Hong Kong market slips in late trading after clutch of stocks plunges, denting trader optimism

  • China property developer Jiayuan collapses by 81 per cent in Hong Kong
  • Hong Kong, mainland markets helped earlier in day by China’s central bank step to inject more cash into financial system

The Hang Seng Index ended down slightly Thursday, after a hair-raising afternoon trading session that saw a clutch of stocks plunge by as much as 81 per cent.

The Hang Seng closed down 0.5 per cent, or 146.47 points, to 26,755.63. It got an early boost from the latest announcement by China’s central bank that it was shovelling more cash into the financial system.

But the bounce on the Hang Seng turned into a slide in late trading when the clutch of companies – led by China property developer Jiayuan International Group – began collapsing. They were too small even before the plunge to be part of the Hang Seng, but weighed on larger property shares and the overall index.

Jiayuan plummeted by 81 per cent to HK$2.52. Sinking along with Jiayuan were developer Sunshine 100 China Holdings, internet of things solution provider Rentian Tech and Hongda Financial Holding, whose shares all collapsed by around 70 per cent.

Meanwhile, the Shanghai Composite Index retreated 0.4 per cent, or 10.79 points, to 2,559.64.

The property subindex of the Hang Seng sunk by 2.2 per cent, the most among all sectors, as worries over liquidity situation spread from Jiayuan to the whole sector.

Jiayuan, valued around the 32nd among all Hong Kong-listed developers before the crash, had over HK$26 billion of market capitalisation wiped out over the course of two hours. It was the eighth-most traded stock of the day. It was part of the property subindex.

Some analysts pointed to possible share pledge and cross shareholding practises of the company’s shareholder to secure loans. Others suggested a US$350 million bond debt due to mature today might be the trigger.

“There is worry that they will not be able to repay the bonds, which triggered fears over default,” said Louis Wong Wai-kit, director of Phillip Capital Management.

“[If the company defaults] it may not have money to continue its business. Being a shareholder, you are under risk that the company may go broke,” said Wong.

Jiayuan said in a statement that it had already repaid the debts. “[The company’s] current financial situation is healthy and its business operation is normal,” it said.

A spokeswoman at Sunshine 100 China said the company was “shocked” by the plunge, even though operation remained normal.

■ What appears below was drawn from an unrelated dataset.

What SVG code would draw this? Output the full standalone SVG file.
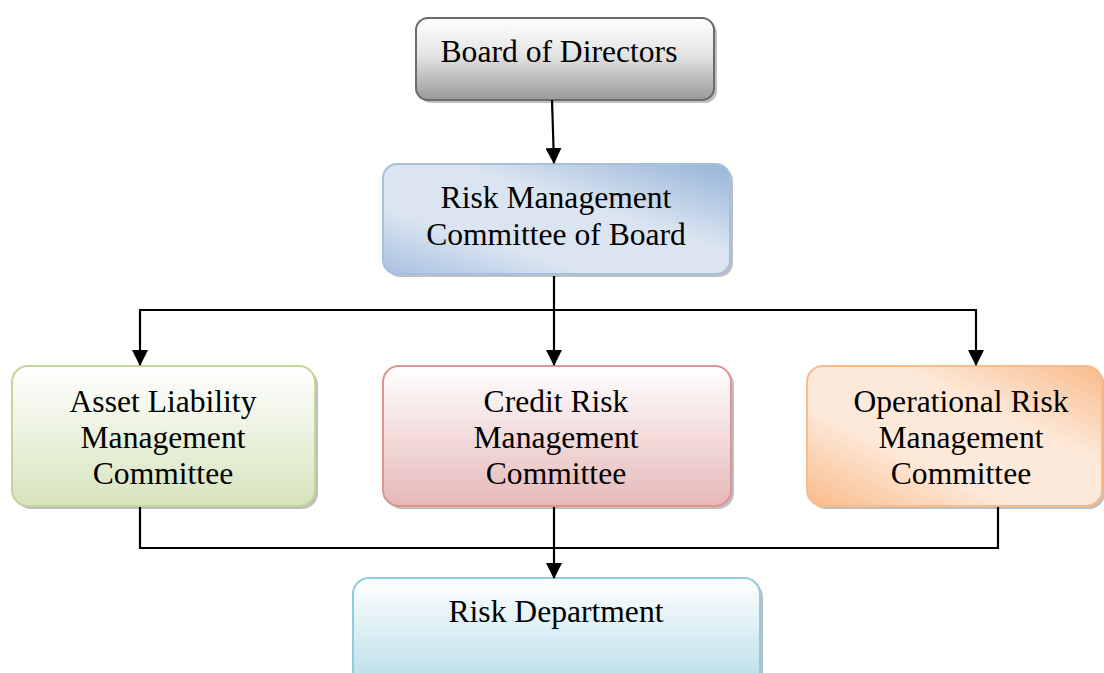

“The market is worried about the liquidity situation among mainland Chinese property stocks,” said Kenny Tang Sing-hing, chief executive of China Hong Kong Capital Asset Management.

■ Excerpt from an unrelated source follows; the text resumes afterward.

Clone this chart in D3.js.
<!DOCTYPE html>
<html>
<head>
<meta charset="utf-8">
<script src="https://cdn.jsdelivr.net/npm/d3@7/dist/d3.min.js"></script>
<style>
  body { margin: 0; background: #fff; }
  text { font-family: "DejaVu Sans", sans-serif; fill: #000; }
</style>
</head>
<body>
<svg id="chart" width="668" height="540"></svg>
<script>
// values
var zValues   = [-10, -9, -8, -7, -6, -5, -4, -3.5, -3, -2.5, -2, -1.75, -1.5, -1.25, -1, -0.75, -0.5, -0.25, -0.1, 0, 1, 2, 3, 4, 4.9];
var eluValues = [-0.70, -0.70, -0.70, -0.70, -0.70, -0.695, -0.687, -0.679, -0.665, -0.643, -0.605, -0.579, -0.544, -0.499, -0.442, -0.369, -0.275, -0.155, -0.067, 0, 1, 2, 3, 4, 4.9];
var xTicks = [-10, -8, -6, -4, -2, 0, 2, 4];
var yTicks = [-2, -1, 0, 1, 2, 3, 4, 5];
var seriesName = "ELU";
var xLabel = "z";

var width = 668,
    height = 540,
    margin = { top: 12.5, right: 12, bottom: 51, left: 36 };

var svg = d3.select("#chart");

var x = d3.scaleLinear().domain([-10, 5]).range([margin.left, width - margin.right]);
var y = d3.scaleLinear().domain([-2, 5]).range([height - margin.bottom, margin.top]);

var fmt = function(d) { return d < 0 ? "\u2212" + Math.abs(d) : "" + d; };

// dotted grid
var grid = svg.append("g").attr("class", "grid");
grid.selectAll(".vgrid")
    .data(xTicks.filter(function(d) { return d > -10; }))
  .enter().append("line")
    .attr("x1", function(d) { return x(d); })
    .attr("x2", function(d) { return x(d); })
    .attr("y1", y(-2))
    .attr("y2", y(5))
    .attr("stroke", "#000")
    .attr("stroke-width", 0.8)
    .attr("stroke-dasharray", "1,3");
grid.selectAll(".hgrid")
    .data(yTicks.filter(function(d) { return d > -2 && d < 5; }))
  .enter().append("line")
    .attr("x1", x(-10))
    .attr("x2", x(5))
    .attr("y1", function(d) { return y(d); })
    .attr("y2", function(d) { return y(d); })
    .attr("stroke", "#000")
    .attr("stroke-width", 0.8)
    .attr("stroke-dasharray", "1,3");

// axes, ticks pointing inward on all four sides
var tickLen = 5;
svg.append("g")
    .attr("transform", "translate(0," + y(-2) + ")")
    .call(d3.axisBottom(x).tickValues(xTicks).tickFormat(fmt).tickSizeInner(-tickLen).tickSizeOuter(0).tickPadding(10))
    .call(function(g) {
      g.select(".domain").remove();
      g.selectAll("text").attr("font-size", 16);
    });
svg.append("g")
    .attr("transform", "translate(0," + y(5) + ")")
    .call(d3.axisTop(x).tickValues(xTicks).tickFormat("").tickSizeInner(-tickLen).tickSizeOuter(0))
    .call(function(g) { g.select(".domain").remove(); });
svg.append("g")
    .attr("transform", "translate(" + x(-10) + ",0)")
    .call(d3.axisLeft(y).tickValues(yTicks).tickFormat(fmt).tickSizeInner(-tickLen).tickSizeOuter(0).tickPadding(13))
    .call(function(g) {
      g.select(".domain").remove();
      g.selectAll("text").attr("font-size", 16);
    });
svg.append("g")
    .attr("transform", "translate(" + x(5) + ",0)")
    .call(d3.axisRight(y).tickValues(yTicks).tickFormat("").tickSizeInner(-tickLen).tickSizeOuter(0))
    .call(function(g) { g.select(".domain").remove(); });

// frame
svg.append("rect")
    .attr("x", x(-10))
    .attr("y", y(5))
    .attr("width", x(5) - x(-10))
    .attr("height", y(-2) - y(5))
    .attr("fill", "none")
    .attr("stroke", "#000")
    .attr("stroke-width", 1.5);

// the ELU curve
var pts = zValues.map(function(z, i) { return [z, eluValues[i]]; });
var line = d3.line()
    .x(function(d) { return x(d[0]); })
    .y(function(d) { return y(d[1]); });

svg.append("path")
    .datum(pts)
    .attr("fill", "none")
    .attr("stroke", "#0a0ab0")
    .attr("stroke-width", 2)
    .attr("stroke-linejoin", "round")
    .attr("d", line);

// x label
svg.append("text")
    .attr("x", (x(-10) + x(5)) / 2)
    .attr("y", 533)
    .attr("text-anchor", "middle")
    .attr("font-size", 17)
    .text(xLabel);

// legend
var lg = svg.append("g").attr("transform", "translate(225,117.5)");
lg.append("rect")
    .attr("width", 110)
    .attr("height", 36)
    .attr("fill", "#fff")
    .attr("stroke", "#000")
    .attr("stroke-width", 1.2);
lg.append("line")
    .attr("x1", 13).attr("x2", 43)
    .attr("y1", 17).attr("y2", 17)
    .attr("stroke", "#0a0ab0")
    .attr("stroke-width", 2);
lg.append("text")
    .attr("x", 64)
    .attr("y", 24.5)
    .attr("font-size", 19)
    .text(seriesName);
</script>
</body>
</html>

Many of the developers have taken on massive debts to fuel fast project development and sales, while home prices have stalled across China as government cooling measures took effect.

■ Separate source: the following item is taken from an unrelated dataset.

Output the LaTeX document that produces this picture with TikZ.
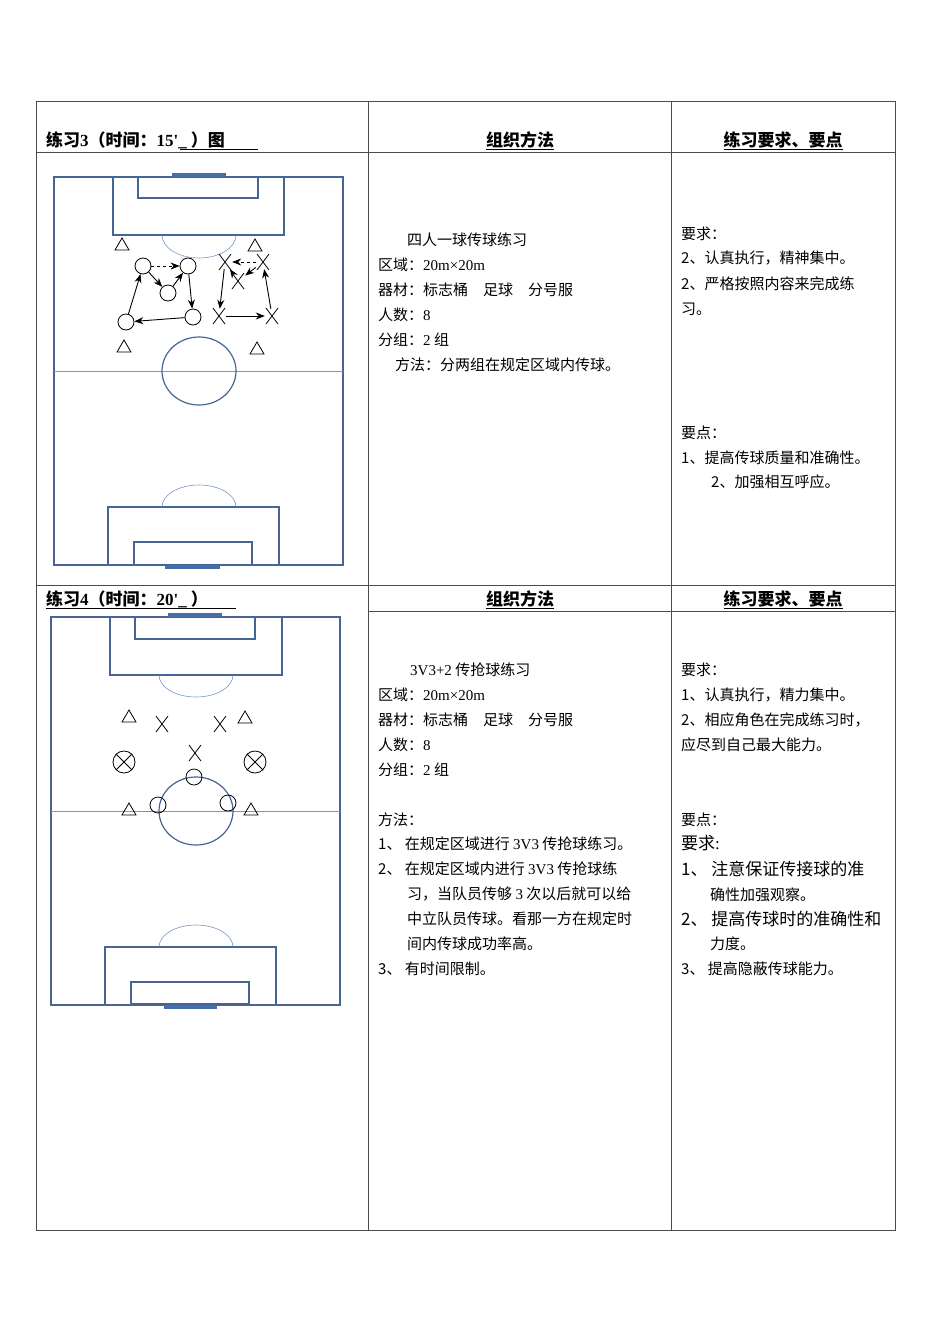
\documentclass[tikz,border=0pt]{standalone}
\usepackage{fontspec}
\setmainfont{Liberation Serif}
\newfontfamily\cjk{Noto Sans CJK SC}
\newfontfamily\lat{Liberation Serif}
\usetikzlibrary{arrows.meta}
\definecolor{fieldc}{RGB}{70,100,150}
\definecolor{arcc}{RGB}{120,150,200}
\definecolor{barc}{RGB}{70,110,170}
\begin{document}
\begin{tikzpicture}[x=1pt,y=-1pt,
  fl/.style={draw=fieldc, line width=1.2pt},
  thin/.style={draw=arcc, line width=0.6pt},
  goalbar/.style={fill=barc, draw=none},
  grid/.style={draw=black!70, line width=0.7pt},
  tx/.style={anchor=base west, inner sep=0pt, font=\cjk\fontsize{15}{17}\selectfont},
  txb/.style={anchor=base west, inner sep=0pt, font=\cjk\fontsize{17}{19}\selectfont},
  hd/.style={anchor=base, inner sep=0pt, font=\cjk\bfseries\fontsize{17}{19}\selectfont},
  pl/.style={draw, circle, minimum size=16pt, inner sep=0pt, line width=0.8pt},
  arr/.style={-{Stealth[length=9pt,width=7pt]}, line width=0.9pt},
  darr/.style={arr, dashed}]
\useasboundingbox (0,0) rectangle (950,1344);
% table grid
\draw[grid] (36,101) rectangle (895,1230);
\draw[grid] (368,101) -- (368,1230) (671,101) -- (671,1230);
\draw[grid] (36,152) -- (895,152) (36,585) -- (895,585) (368,611) -- (895,611);
% headers
\node[hd, anchor=base west] (h1) at (46,146) {练习{\lat\bfseries 3}（时间：{\lat\bfseries 15'\_} ）图};
\draw[line width=0.8pt] (180,149) -- (258,149);
\node[hd] (h2) at (520,146) {\underline{组织方法}};
\node[hd] (h3) at (783,146) {\underline{练习要求、要点}};
\node[hd, anchor=base west] (h4) at (46,605) {练习{\lat\bfseries 4}（时间：{\lat\bfseries 20'\_} ）};
\draw[line width=0.8pt] (46,608) -- (236,608);
\node[hd] (h5) at (520,605) {\underline{组织方法}};
\node[hd] (h6) at (783,605) {\underline{练习要求、要点}};

% ===== Field 1 =====
\draw[fl] (54,177) rectangle (343,565);
\draw[fl] (113,177) rectangle (284,235);
\draw[fl] (138,177) rectangle (258,198);
\fill[goalbar] (172,173) rectangle (226,177);
\draw[thin] (162,235) arc[start angle=180,end angle=0,x radius=37,y radius=23];
\draw[thin] (54,371) -- (343,371);
\draw[fl] (199,371) ellipse[x radius=37,y radius=34];
\draw[fl] (108,507) rectangle (279,565);
\draw[fl] (134,542) rectangle (252,565);
\fill[goalbar] (165,565) rectangle (220,569);
\draw[thin] (162,507) arc[start angle=180,end angle=360,x radius=37,y radius=22];
% players
\node[pl] (A) at (143,266) {};
\node[pl] (B) at (188,266) {};
\node[pl] (C) at (168,293) {};
\node[pl] (D) at (126,322) {};
\node[pl] (E) at (193,317) {};
\foreach \n/\x/\y in {X1/225/262,X2/263/262,X3/238/281,X4/219/316,X5/272/316}{
  \node[inner sep=0pt, minimum size=14pt] (\n) at (\x,\y) {};
  \draw[line width=0.8pt] (\x-6,\y-8) -- (\x+6,\y+8) (\x+6,\y-8) -- (\x-6,\y+8);
}
\foreach \n/\x/\y in {T1/122/244,T2/255/245,T3/124/346,T4/257/348}{
  \coordinate (\n) at (\x,\y);
  \draw[line width=0.8pt] (\x-7,\y+6) -- (\x,\y-6) -- (\x+7,\y+6) -- cycle;
}
\draw[darr] (A) -- (B);
\draw[arr] (A) -- (C);
\draw[arr] (C) -- (B);
\draw[arr] (B) -- (E);
\draw[arr] (E) -- (D);
\draw[arr] (D) -- (A);
\draw[darr] (X2) -- (X1);
\draw[arr] (X1) -- (X4);
\draw[arr] (X4) -- (X5);
\draw[arr] (X5) -- (X2);
\draw[arr] (X2) -- (X3);
\draw[arr] (X3) -- (X1);
% text col 2
\node[tx] (t1) at (407,245) {四人一球传球练习};
\node[tx] (t2) at (378,270) {区域：{\lat 20m×20m}};
\node[tx] (t3) at (378,295) {器材：标志桶\quad 足球\quad 分号服};
\node[tx] (t4) at (378,320) {人数：{\lat 8}};
\node[tx] (t5) at (378,345) {分组：{\lat 2} 组};
\node[tx] (t6) at (395,370) {方法：分两组在规定区域内传球。};
% col 3
\node[tx] (r1) at (681,239) {要求：};
\node[tx] (r2) at (681,263) {2、认真执行，精神集中。};
\node[tx] (r3) at (681,289) {2、严格按照内容来完成练};
\node[tx] (r4) at (681,314) {习。};
\node[tx] (r5) at (681,438) {要点：};
\node[tx] (r6) at (681,463) {1、提高传球质量和准确性。};
\node[tx] (r7) at (711,487) {2、加强相互呼应。};

% ===== Field 2 =====
\draw[fl] (51,617) rectangle (340,1005);
\draw[fl] (110,617) rectangle (282,675);
\draw[fl] (135,617) rectangle (255,639);
\fill[goalbar] (168,613) rectangle (222,617);
\draw[thin] (159,675) arc[start angle=180,end angle=0,x radius=37,y radius=22];
\draw[thin] (51,811) -- (340,811);
\draw[fl] (196,811) ellipse[x radius=37,y radius=34];
\draw[fl] (105,947) rectangle (276,1005);
\draw[fl] (131,982) rectangle (249,1004);
\fill[goalbar] (164,1005) rectangle (217,1009);
\draw[thin] (159,947) arc[start angle=180,end angle=360,x radius=37,y radius=22];
\foreach \n/\x/\y in {U1/129/716,U2/245/717,U3/129/809,U4/251/809}{
  \coordinate (\n) at (\x,\y);
  \draw[line width=0.8pt] (\x-7,\y+6) -- (\x,\y-6) -- (\x+7,\y+6) -- cycle;
}
\foreach \n/\x/\y in {Y1/162/724,Y2/220/724,Y3/195/753}{
  \coordinate (\n) at (\x,\y);
  \draw[line width=0.8pt] (\x-6,\y-8) -- (\x+6,\y+8) (\x+6,\y-8) -- (\x-6,\y+8);
}
\foreach \n/\x/\y in {Z1/124/762,Z2/255/762}{
  \node[pl, minimum size=22pt] (\n) at (\x,\y) {};
  \draw[line width=0.8pt] (\n.north west) -- (\n.south east) (\n.north east) -- (\n.south west);
}
\node[pl] (P1) at (194,777) {};
\node[pl] (P2) at (158,805) {};
\node[pl] (P3) at (228,803) {};
% text col 2
\node[tx] (s1) at (410,675) {{\lat 3V3+2} 传抢球练习};
\node[tx] (s2) at (378,700) {区域：{\lat 20m×20m}};
\node[tx] (s3) at (378,725) {器材：标志桶\quad 足球\quad 分号服};
\node[tx] (s4) at (378,750) {人数：{\lat 8}};
\node[tx] (s5) at (378,775) {分组：{\lat 2} 组};
\node[tx] (s6) at (378,825) {方法：};
\node[tx] (s7) at (378,849) {1、\ 在规定区域进行 {\lat 3V3} 传抢球练习。};
\node[tx] (s8) at (378,874) {2、\ 在规定区域内进行 {\lat 3V3} 传抢球练};
\node[tx] (s9) at (407,899) {习，当队员传够 {\lat 3} 次以后就可以给};
\node[tx] (s10) at (407,924) {中立队员传球。看那一方在规定时};
\node[tx] (s11) at (407,949) {间内传球成功率高。};
\node[tx] (s12) at (378,974) {3、\ 有时间限制。};
% col 3
\node[tx] (q1) at (681,675) {要求：};
\node[tx] (q2) at (681,700) {1、认真执行，精力集中。};
\node[tx] (q3) at (681,725) {2、相应角色在完成练习时，};
\node[tx] (q4) at (681,750) {应尽到自己最大能力。};
\node[tx] (q5) at (681,825) {要点：};
\node[txb] (q6) at (681,849) {要求{\lat :}};
\node[txb] (q7) at (681,875) {1、\ 注意保证传接球的准};
\node[tx] (q8) at (710,900) {确性加强观察。};
\node[txb] (q9) at (681,925) {2、\ 提高传球时的准确性和};
\node[tx] (q10) at (710,949) {力度。};
\node[tx] (q11) at (681,974) {3、\ 提高隐蔽传球能力。};
\end{tikzpicture}
\end{document}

Jiayuan’s sales revenue declined 31 per cent to 2.1 billion yuan in last year from the year before, the company said in a filing to the stock exchange earlier this month.

Longfor Properties, a larger rival of Jiayuan, also declined by 9 per cent to HK$22.45, after a major investor announced on Wednesday a plan to sell 150 million shares at HK$22.7 apiece. China Overseas Land and Investment went down 3.2 per cent and Sunac China shed 2.7 per cent.

Before the market was weighed down, China’s move to inject cash into the financial system had buoyed stocks.

The People’s Bank of China unleashed another 380 billion yuan (US$56 billion) into markets on Thursday through open market operations, a day after it injected a record 560 billion yuan. The central bank has added over 1.1 trillion yuan of liquidity this week.

Separately, deputy governor Pan Gongsheng said during a forum that the central bank is looking into launching bond ETF products and promoting renminbi derivatives. The step would further open up China’s 80 trillion yuan (US$12 billion) bond market to foreign investors.

Hang Seng Index heavyweight and gaming giant Tencent Holdings surged as much as 2 per cent before falling back and closing flat. The company launched its first new mobile game of this year on Wednesday.

Shares of the company took a beating last year after China tightened approvals of game licenses, but have rebounded by a third since an October low as restrictions appeared to have eased.